Broadband speeds rising, but gap between advertised and real speeds widens, according to Ofcom report
UK broadband speeds have risen by 10 per cent from 6.2Mbps in December 2010, to 6.8Mbps in May 2011, according to figures released by regulator Ofcom.
However, the gap between those speeds that UK households receive from an internet service provider and those advertised has also risen.
The average advertised speed in May was 15 Mbps, 8.2 Mbps higher than the average actual speed of 6.8Mbps. This compares with a gap of 7.6Mbps between real and advertised speeds in December last year.
Ofcom also said that almost half of UK households have opted for broadband packages with advertised speeds of over 10Mbps.

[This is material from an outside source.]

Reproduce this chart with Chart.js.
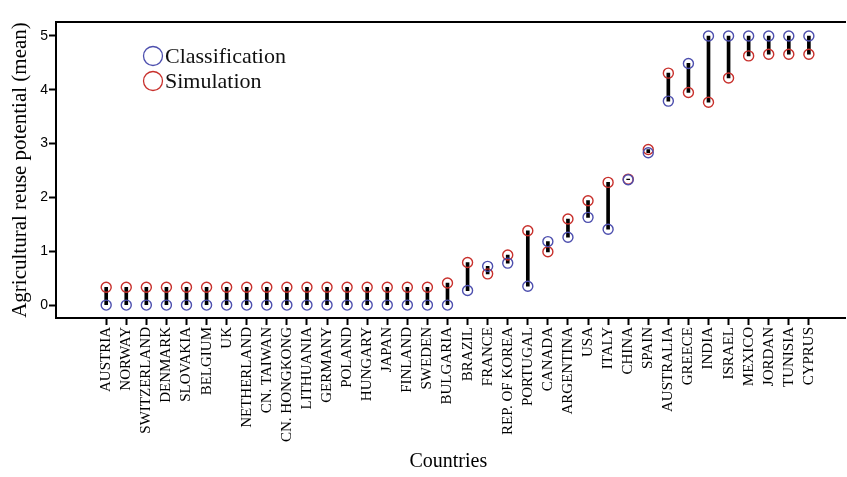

However, while 57 per cent of UK households are now in areas served by Virgin Media cabling or superfast broadband exchanges, more than three quarters of UK households are still using ADSL broadband delivered over copper wires.
Ofcom said that superfast broadband packages offer real speeds far closer to the advertised rates. Virgin Media’s “Up to 30Mbps” cable broadband offered real speeds faster than advertised during the period looked at by Ofcom.

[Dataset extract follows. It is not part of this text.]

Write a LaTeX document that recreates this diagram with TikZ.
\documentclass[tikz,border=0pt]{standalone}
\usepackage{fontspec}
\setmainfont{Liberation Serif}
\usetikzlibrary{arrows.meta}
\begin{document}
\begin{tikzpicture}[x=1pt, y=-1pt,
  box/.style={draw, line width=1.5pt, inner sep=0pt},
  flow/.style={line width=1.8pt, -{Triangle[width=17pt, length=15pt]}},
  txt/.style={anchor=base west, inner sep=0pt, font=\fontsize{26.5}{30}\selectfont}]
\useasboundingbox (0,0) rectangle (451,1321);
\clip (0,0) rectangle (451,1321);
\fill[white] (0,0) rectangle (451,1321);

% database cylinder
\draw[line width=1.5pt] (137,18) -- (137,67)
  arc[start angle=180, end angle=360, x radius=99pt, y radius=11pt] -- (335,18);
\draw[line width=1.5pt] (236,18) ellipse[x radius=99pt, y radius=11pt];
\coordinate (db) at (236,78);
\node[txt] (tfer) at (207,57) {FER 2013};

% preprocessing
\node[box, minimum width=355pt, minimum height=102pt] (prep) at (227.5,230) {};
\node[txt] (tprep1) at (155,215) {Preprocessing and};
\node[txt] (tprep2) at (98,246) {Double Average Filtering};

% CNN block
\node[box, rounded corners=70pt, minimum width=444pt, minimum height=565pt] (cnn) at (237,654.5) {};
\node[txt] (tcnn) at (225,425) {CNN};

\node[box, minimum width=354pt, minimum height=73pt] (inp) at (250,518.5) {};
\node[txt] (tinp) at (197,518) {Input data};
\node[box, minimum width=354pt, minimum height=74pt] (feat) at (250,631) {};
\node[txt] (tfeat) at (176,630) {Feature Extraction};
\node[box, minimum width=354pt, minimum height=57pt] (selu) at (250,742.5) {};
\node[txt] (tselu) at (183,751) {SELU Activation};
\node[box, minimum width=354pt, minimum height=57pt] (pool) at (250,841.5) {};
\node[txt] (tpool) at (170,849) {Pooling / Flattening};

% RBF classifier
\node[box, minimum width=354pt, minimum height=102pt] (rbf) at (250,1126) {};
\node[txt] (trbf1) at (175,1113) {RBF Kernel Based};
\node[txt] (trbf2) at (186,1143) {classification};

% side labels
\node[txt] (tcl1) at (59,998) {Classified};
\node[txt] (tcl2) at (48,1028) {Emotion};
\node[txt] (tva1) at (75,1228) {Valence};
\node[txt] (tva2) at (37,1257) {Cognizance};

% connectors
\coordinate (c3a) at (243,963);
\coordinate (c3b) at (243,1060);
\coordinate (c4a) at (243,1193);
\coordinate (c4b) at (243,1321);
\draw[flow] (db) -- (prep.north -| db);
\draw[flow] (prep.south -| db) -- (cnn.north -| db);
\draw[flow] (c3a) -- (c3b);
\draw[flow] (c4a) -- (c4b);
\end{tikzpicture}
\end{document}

The regulator said that, while few operators now advertise their broadband packages with reference to headline “up to” speeds, it is still “concerned” by gap with actual speeds.
Ofcom Chief executive Ed Richards (pictured) said: “The research is still telling us that some consumers are not receiving anywhere near the speeds that are being advertised by some ISPs.
“Ofcom continues to urge the CAP and BCAP committees to make changes to their advertising guidance so that consumers are able to make more informed decisions based on the adverts they see.”